### YOUR GOAL
Track down every line below that holds "React" and copy it.

[Entries with chart source code]
>>>>>

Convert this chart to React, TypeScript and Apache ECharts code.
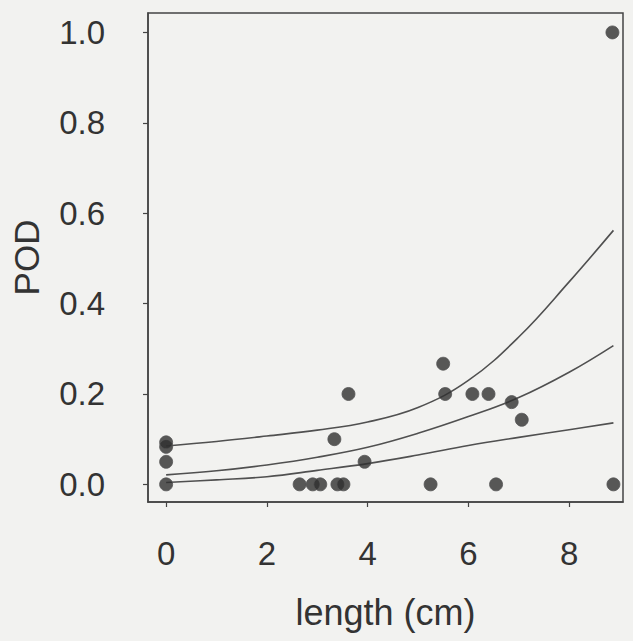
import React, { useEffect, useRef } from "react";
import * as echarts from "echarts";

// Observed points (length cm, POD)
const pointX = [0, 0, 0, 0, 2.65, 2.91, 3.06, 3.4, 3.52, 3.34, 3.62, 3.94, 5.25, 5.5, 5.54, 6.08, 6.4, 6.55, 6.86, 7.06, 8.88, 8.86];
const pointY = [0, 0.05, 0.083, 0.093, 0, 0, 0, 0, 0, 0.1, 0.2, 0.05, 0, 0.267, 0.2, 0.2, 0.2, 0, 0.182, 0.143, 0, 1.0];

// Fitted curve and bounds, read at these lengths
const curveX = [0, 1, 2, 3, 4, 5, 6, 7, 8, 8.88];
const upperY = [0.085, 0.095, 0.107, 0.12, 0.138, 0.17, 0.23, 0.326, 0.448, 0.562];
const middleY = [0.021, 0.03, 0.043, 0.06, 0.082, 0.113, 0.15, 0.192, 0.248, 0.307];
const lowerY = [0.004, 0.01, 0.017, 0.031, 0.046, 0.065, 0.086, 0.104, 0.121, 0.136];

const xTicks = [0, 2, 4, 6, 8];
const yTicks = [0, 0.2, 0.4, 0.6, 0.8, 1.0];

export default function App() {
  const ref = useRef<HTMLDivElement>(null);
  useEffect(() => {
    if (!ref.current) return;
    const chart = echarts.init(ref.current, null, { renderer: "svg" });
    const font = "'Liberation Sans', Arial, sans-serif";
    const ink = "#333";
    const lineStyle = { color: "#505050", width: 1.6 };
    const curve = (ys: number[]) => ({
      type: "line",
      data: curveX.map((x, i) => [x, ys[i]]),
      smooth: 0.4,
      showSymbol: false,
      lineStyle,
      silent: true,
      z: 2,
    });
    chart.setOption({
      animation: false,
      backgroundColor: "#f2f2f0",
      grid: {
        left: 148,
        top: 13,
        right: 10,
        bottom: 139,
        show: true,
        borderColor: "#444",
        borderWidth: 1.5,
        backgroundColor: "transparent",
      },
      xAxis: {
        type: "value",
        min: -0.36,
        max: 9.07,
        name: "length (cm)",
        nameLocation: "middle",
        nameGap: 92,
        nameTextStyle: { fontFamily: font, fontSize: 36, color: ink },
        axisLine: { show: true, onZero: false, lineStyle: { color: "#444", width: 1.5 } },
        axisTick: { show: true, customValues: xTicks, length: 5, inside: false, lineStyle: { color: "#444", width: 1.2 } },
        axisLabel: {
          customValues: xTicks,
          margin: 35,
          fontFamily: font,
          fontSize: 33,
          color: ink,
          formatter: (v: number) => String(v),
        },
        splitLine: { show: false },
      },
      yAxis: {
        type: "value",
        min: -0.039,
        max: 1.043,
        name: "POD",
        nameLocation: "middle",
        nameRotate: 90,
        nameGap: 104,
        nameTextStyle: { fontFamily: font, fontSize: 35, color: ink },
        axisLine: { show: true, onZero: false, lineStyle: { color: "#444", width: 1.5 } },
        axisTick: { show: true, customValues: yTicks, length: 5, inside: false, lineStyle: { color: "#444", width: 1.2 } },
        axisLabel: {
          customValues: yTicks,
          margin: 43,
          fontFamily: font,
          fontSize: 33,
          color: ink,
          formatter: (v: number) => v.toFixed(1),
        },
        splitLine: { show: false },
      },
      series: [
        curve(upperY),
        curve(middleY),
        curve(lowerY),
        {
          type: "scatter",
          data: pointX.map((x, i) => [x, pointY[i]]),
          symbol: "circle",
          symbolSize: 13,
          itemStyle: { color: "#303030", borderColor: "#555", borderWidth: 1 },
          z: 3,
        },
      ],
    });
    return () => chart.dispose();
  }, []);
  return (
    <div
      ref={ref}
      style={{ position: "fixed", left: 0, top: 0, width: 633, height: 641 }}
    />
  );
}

<<<<<
>>>>>

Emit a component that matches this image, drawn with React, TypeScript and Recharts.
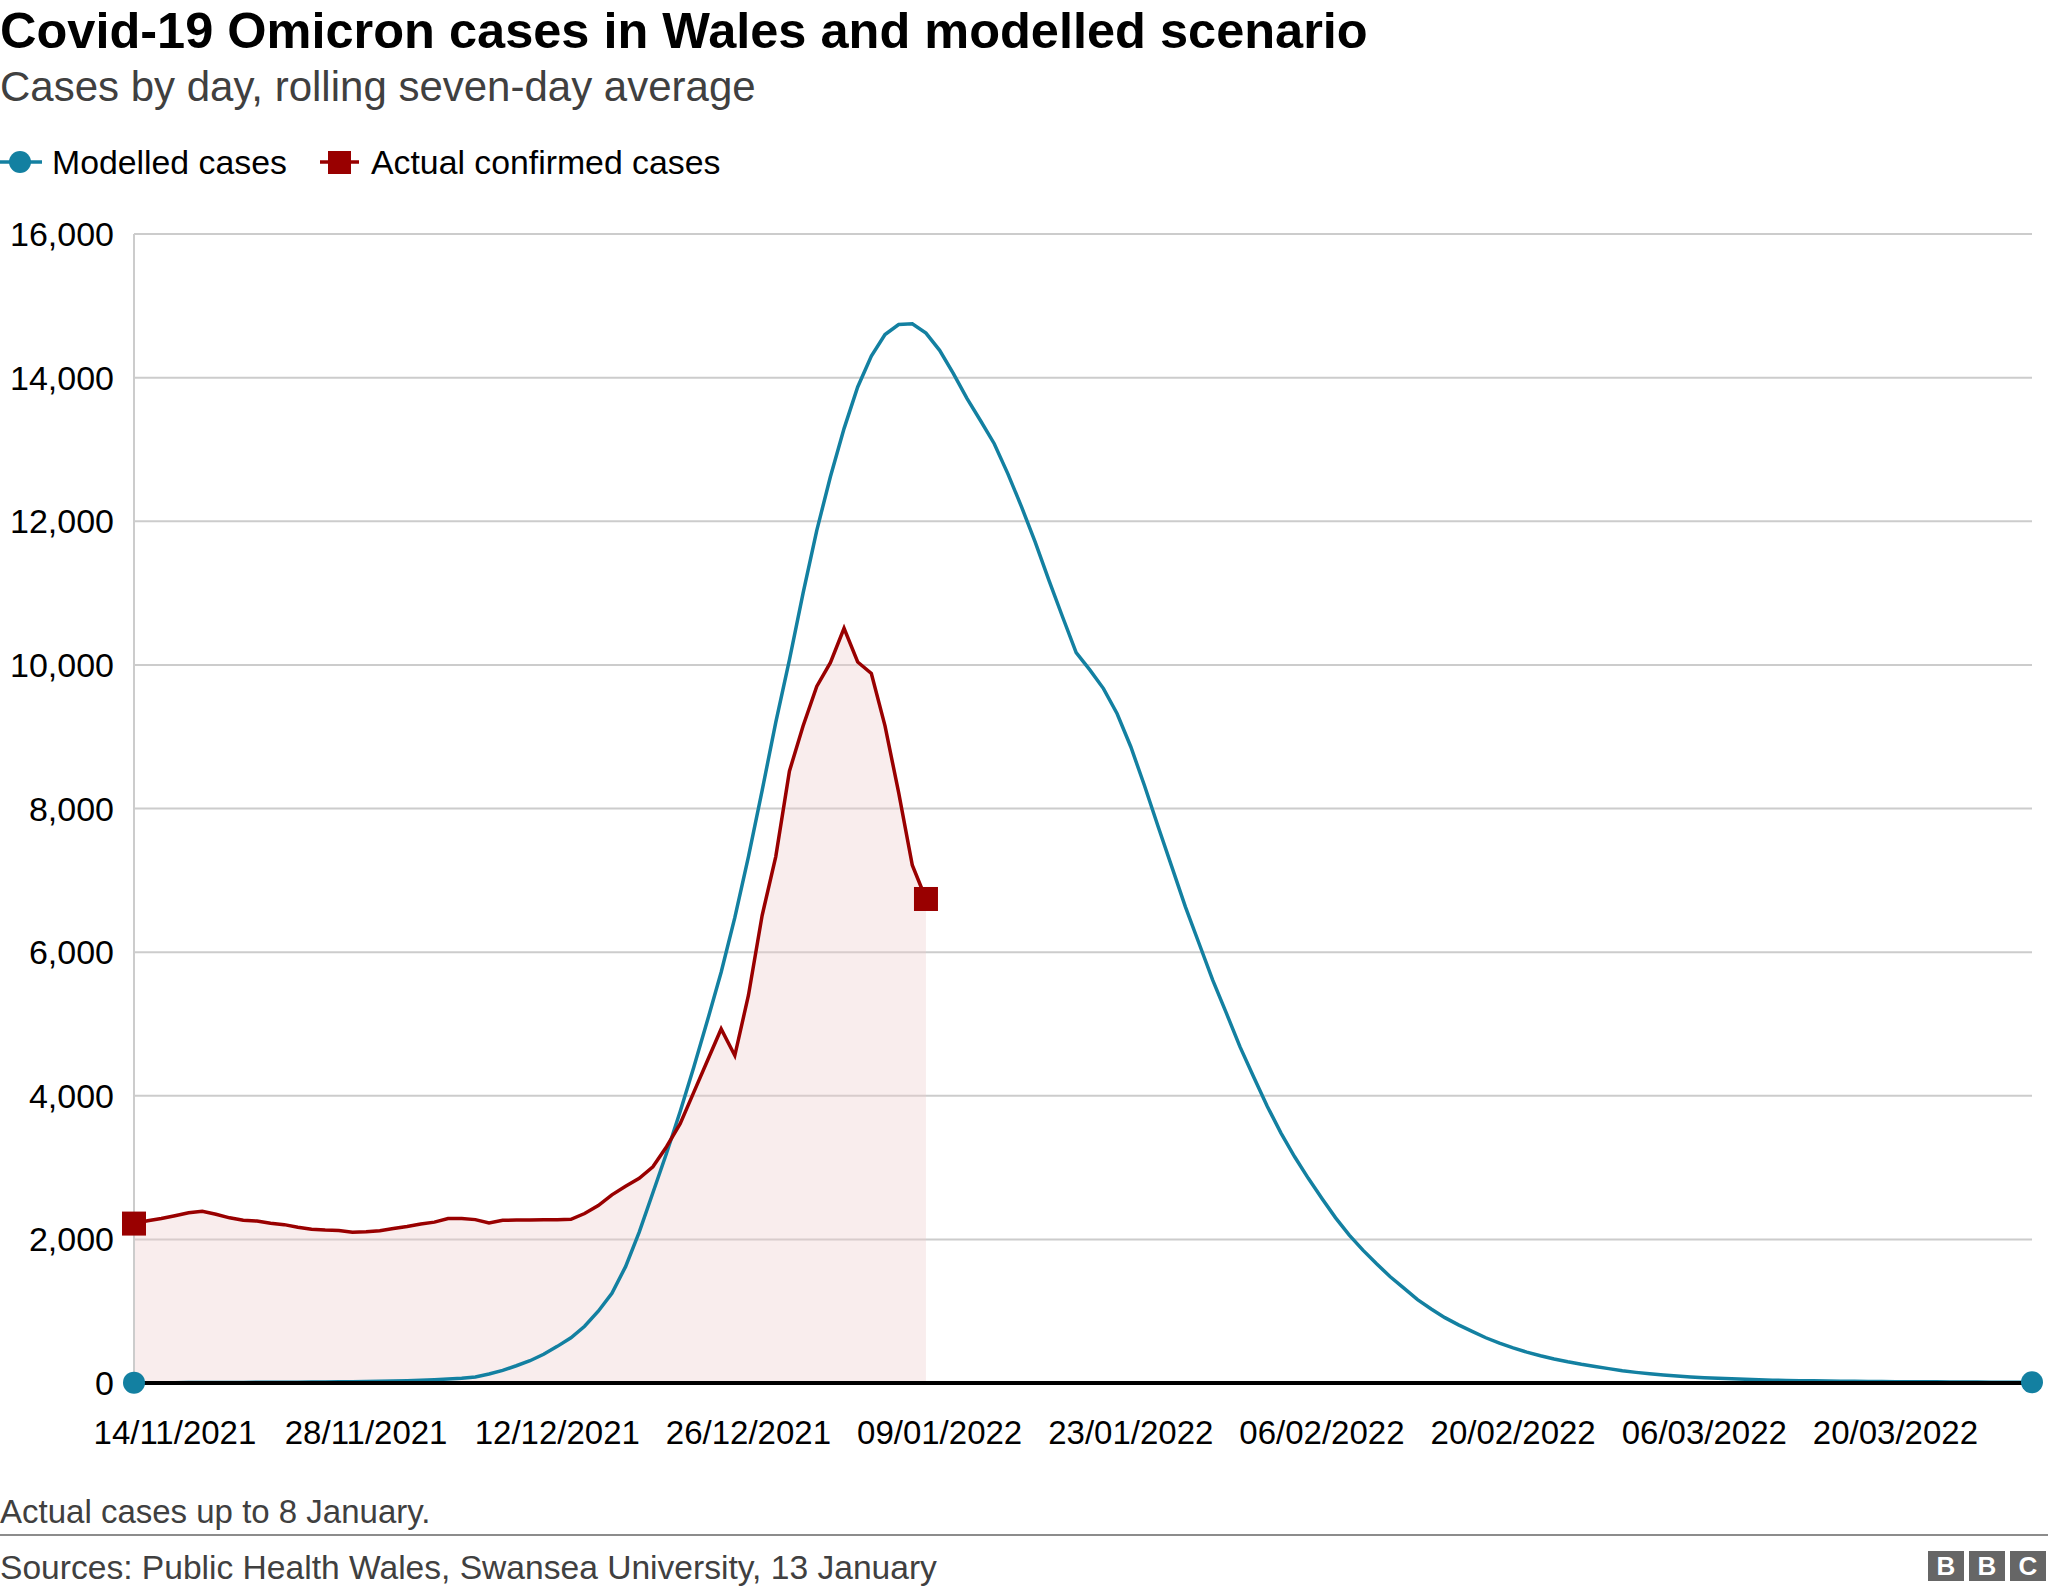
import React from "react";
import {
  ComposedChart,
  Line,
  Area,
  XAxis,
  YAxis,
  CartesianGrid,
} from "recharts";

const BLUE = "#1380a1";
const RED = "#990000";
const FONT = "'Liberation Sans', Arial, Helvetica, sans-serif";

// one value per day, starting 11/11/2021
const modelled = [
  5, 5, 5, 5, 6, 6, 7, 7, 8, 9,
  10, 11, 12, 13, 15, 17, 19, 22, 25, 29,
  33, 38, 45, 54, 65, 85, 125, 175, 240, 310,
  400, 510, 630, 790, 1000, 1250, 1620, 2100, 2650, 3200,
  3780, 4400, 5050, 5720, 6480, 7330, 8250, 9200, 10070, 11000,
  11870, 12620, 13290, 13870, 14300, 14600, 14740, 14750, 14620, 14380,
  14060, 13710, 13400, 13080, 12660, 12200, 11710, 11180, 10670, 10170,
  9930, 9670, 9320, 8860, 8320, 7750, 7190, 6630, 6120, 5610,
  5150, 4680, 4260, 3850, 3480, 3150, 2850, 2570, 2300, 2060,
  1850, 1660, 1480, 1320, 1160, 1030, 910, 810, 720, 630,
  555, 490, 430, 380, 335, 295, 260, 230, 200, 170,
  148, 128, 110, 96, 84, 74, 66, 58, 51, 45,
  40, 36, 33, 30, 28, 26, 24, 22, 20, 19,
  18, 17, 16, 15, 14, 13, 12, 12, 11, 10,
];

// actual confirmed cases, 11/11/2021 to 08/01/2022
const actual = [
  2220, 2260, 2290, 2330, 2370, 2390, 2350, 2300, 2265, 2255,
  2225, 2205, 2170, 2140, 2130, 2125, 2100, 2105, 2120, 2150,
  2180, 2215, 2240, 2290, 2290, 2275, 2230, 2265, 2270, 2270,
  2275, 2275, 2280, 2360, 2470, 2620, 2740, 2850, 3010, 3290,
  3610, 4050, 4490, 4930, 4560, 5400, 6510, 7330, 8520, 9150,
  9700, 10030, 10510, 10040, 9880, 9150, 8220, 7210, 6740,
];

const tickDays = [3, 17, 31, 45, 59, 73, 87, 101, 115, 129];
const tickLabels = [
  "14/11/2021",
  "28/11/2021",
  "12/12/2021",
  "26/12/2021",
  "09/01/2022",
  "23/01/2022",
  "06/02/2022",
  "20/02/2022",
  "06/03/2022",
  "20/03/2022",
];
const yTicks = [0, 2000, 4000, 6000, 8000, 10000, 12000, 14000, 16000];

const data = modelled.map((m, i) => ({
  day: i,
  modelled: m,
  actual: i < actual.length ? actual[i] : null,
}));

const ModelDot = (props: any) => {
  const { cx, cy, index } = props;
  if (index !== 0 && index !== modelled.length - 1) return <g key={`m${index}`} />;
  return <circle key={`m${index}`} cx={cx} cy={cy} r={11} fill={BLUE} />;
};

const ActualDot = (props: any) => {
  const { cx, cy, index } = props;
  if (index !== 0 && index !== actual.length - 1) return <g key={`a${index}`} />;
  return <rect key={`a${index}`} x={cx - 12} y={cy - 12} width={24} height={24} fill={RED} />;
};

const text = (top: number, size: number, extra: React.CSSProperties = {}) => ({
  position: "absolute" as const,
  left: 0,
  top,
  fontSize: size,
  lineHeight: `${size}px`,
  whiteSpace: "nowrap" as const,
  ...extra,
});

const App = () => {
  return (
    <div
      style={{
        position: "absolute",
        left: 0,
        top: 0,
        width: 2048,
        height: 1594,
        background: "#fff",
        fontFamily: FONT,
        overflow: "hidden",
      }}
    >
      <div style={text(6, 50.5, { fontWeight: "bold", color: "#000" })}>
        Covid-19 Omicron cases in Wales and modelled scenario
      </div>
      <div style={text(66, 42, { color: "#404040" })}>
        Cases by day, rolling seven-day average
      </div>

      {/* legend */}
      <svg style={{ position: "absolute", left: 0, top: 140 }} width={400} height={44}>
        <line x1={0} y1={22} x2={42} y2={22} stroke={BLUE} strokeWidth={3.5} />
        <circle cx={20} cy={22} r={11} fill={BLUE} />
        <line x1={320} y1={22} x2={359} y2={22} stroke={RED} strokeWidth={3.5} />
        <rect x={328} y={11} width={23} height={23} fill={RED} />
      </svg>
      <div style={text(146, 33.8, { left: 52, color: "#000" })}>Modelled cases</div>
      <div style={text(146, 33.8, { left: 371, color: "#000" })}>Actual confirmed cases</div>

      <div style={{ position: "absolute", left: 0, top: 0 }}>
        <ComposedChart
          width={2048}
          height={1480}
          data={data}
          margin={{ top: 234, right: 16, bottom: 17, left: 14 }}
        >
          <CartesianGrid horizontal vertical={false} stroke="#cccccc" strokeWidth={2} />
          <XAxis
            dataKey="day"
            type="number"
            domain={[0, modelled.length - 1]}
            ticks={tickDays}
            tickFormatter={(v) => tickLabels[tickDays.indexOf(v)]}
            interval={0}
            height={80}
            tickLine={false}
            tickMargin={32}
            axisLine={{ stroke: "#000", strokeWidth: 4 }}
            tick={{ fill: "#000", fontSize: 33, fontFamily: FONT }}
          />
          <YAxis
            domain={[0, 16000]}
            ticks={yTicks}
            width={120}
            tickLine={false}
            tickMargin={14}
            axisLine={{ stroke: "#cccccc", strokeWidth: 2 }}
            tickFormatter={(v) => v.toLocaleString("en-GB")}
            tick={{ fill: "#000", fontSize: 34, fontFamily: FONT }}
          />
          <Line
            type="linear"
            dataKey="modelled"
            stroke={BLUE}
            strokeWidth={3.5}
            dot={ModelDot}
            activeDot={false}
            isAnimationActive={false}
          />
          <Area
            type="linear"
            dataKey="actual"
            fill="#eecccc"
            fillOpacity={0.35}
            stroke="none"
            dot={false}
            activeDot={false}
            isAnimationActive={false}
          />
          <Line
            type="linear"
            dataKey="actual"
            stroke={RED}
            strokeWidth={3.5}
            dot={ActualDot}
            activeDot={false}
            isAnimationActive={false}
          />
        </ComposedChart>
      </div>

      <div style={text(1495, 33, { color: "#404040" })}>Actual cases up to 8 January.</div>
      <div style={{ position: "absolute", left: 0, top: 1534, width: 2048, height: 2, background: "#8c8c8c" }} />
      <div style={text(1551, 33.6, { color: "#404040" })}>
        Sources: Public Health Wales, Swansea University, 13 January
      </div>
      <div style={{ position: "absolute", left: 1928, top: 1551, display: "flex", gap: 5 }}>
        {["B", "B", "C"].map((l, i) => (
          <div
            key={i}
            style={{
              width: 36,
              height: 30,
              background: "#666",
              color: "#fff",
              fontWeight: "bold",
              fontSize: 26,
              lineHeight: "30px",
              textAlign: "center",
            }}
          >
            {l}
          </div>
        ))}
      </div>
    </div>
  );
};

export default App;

<<<<<

### EXPECTED OUTPUT
Convert this chart to React, TypeScript and Apache ECharts code.
import React, { useEffect, useRef } from "react";
Emit a component that matches this image, drawn with React, TypeScript and Recharts.
import React from "react";
const text = (top: number, size: number, extra: React.CSSProperties = {}) => ({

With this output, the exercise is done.